Shareholders tend to be people, but in the UK, a limited company can also own shares in any other company. Other types of business structure, such as general partnerships, can also own shares in a limited company.
Why might a business want to own shares?
This isn’t that unusual, and owners with multiple businesses will sometimes create a limited company to own the shares in all their different ventures, and then they’ll own the main parent company. Other reasons might include:
Businesses that are cash-rich may choose to invest some of that cash by buying shares in other businesses purely for the income and capital growth that they would see. If you have a profitable and growing company, then it is entirely possible that you could sell shares to raise money.
A business might wish to own a company that produces complementary products so that it can use these in a combined marketing strategy.
The business may want to buy a supplier in order to reduce the cost of the supplies it needs, or to control who else has access to them (which could make life very difficult for their competitors).
It isn’t unheard of for a business to buy out competitors so they own a larger market share.
Businesses owning shares in other businesses can get very complicated, especially when it comes to accounting and tax.
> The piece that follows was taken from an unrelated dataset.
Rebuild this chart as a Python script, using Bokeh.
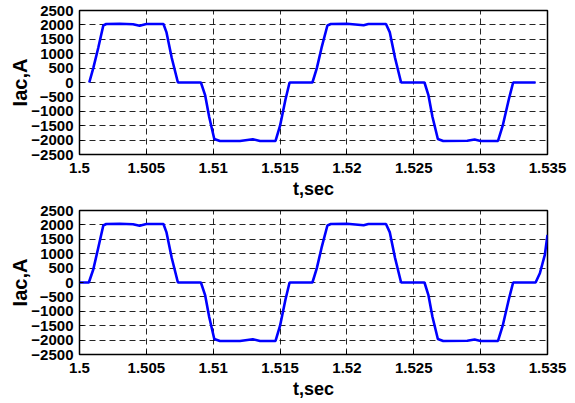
from bokeh.plotting import figure
from bokeh.layouts import column
from bokeh.models import Range1d, FixedTicker
from bokeh.embed import file_html
from bokeh.resources import INLINE

# ---- data ----
t_top = [1.50073, 1.50103, 1.50140, 1.50178, 1.50200, 1.50300, 1.50400, 1.50450, 1.50500,
         1.50628, 1.50650, 1.50690, 1.50736, 1.50908, 1.50940, 1.50970, 1.51008, 1.51050,
         1.51200, 1.51296, 1.51350, 1.51466, 1.51500, 1.51540, 1.51571, 1.51742, 1.51775,
         1.51810, 1.51854, 1.51880, 1.52000, 1.52125, 1.52160, 1.52292, 1.52320, 1.52360,
         1.52405, 1.52580, 1.52610, 1.52640, 1.52680, 1.52720, 1.52900, 1.52955, 1.53000,
         1.53130, 1.53165, 1.53210, 1.53243, 1.53411]
i_top = [0, 500, 1200, 1980, 2030, 2040, 2020, 1970, 2030,
         2030, 1750, 850, 0, 0, -450, -1200, -1960, -2030,
         -2030, -1970, -2030, -2030, -1500, -600, 0, 0, 500,
         1200, 1980, 2030, 2040, 1990, 2030, 2030, 1750, 850,
         0, 0, -450, -1200, -1960, -2030, -2020, -1980, -2030,
         -2030, -1500, -600, 0, 0]

t_bot = [1.50000, 1.50070, 1.50103, 1.50140, 1.50178, 1.50200, 1.50300, 1.50400, 1.50450,
         1.50500, 1.50628, 1.50650, 1.50690, 1.50736, 1.50908, 1.50940, 1.50970, 1.51008,
         1.51050, 1.51200, 1.51296, 1.51350, 1.51466, 1.51500, 1.51540, 1.51571, 1.51742,
         1.51775, 1.51810, 1.51854, 1.51880, 1.52000, 1.52125, 1.52160, 1.52292, 1.52320,
         1.52360, 1.52405, 1.52580, 1.52610, 1.52640, 1.52680, 1.52720, 1.52900, 1.52955,
         1.53000, 1.53130, 1.53165, 1.53210, 1.53243, 1.53411, 1.53443, 1.53480, 1.53500]
i_bot = [0, 0, 450, 1200, 1980, 2030, 2040, 2020, 1970,
         2030, 2030, 1750, 850, 0, 0, -450, -1200, -1960,
         -2030, -2030, -1970, -2030, -2030, -1500, -600, 0, 0,
         500, 1200, 1980, 2030, 2040, 1990, 2030, 2030, 1750,
         850, 0, 0, -450, -1200, -1960, -2030, -2020, -1980,
         -2030, -2030, -1500, -600, 0, 0, 320, 960, 1650]

x_ticks = [1.5, 1.505, 1.51, 1.515, 1.52, 1.525, 1.53, 1.535]
x_labels = ["1.5", "1.505", "1.51", "1.515", "1.52", "1.525", "1.53", "1.535"]
y_ticks = [-2500, -2000, -1500, -1000, -500, 0, 500, 1000, 1500, 2000, 2500]

FONT = "Liberation Sans"


def make(t, i, top_border, bottom_border):
    p = figure(frame_width=468, frame_height=144, output_backend="svg", toolbar_location=None,
               x_range=Range1d(1.5, 1.535), y_range=Range1d(-2500, 2500),
               min_border_left=79, min_border_right=21, min_border_top=top_border,
               min_border_bottom=bottom_border, background_fill_color="white",
               border_fill_color="white")
    p.line(t, i, line_color="#0000FF", line_width=2.6)
    p.outline_line_color = "black"
    p.outline_line_width = 1.5
    p.outline_line_alpha = 1
    p.xaxis.ticker = FixedTicker(ticks=x_ticks)
    p.xaxis.major_label_overrides = {tk: lb for tk, lb in zip(x_ticks, x_labels)}
    p.yaxis.ticker = FixedTicker(ticks=y_ticks)
    for ax in (p.xaxis[0], p.yaxis[0]):
        ax.axis_line_color = None
        ax.major_tick_out = 0
        ax.major_tick_in = 4
        ax.major_tick_line_color = "black"
        ax.major_tick_line_width = 1
        ax.minor_tick_out = 0
        ax.minor_tick_in = 0
        ax.major_label_text_font = FONT
        ax.major_label_text_font_style = "bold"
        ax.major_label_text_font_size = "15px"
        ax.major_label_text_color = "black"
        ax.axis_label_text_font = FONT
        ax.axis_label_text_font_style = "bold"
        ax.axis_label_text_color = "black"
    p.xaxis.major_label_standoff = 8
    p.yaxis.major_label_standoff = 6
    p.xaxis.axis_label = "t,sec"
    p.xaxis.axis_label_text_font_size = "18px"
    p.xaxis.axis_label_standoff = 3
    p.yaxis.axis_label = "Iac,A"
    p.yaxis.axis_label_text_font_size = "20px"
    p.yaxis.axis_label_standoff = -3
    for g in (p.xgrid[0], p.ygrid[0]):
        g.grid_line_color = "black"
        g.grid_line_dash = "6 4"
        g.grid_line_width = 1
        g.grid_line_alpha = 0.85
    return p


p1 = make(t_top, i_top, 10, 46)
p2 = make(t_bot, i_bot, 9, 46)
p = column(p1, p2, spacing=0)

open("out.html", "w").write(file_html(p, INLINE))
Always take advice!
Will I pay tax if I own shares?
If you own shares then you might receive dividend payments from the company, or you might sell the shares and get paid that way. Sadly, there’s rarely any escape from paying tax, and the income you might get from either of these is no different!
Shares and dividend tax
Individuals who receive dividends normally need to pay dividend tax. This is a different rate to income tax, and the rate you pay depends on which tax bracket your income is in. There’s also a dividend allowance so the first £1,000 of dividends (in the 2023/24 tax year) you receive is tax free.
Because dividends are a share of the profits, the total amount is divided by how many shares there are, and then multiplied by how many of those shares the shareholder owns.
Again, keep an eye on the shareholder agreement or the company’s articles of association here. If the company creates different share classes, it might pay dividends at different rates depending on what type you own, so your cut of the profits might be different to someone else’s!